Thermal Shock: Frequent high-pressure steam cleaning on a system not rated for extreme temperature swings.
Poor Substrate Prep: If the underlying concrete wasn’t properly profiled, the resin will delaminate long before the material itself wears out.
Does the thickness of the resin affect its longevity?
Absolutely. A thin-mil “coating” (like a paint) may only last 2–5 years in a busy facility. Conversely, a 1/4-inch slurry or broadcast system provides a much deeper wear layer. High Performance Systems emphasizes that choosing the correct thickness for your specific “load” (foot traffic vs. forklift traffic) is the most critical factor in long-term ROI.
How does maintenance impact the durability of the surface?

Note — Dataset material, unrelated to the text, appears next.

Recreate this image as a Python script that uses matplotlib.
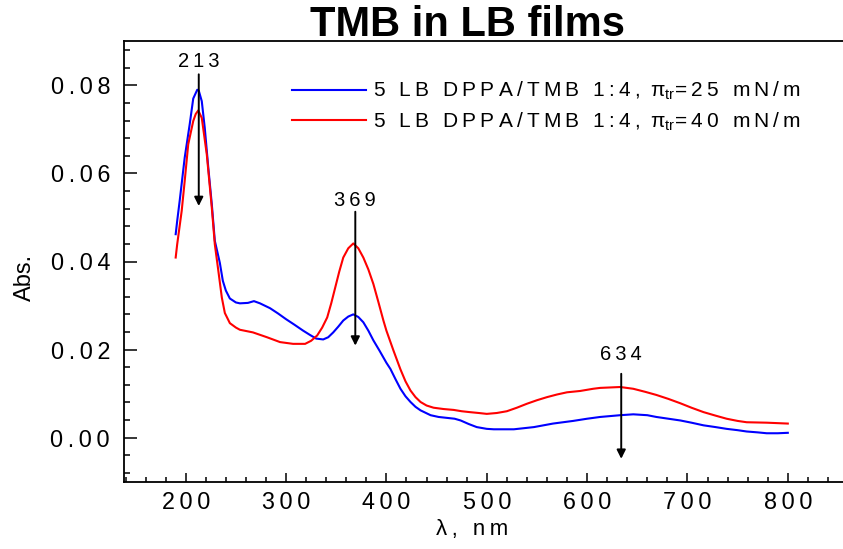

Resin floors are “low maintenance,” but not “no maintenance.” Allowing dirt and industrial grit to sit on the surface acts like sandpaper under forklift tires, grinding down the topcoat. Regular cleaning with non-abrasive, pH-neutral cleaners preserves the slip-resistance and the integrity of the resin matrix.
Can a resin floor be "refreshed" without a full replacement?
Yes. If the structural bond to the concrete is still healthy but the surface looks dull or scratched, many systems allow for a “sand and reseal.” This involves lightly abrading the existing topcoat and applying a fresh performance layer, effectively resetting the floor’s aesthetic and chemical resistance at a fraction of the cost of a full install.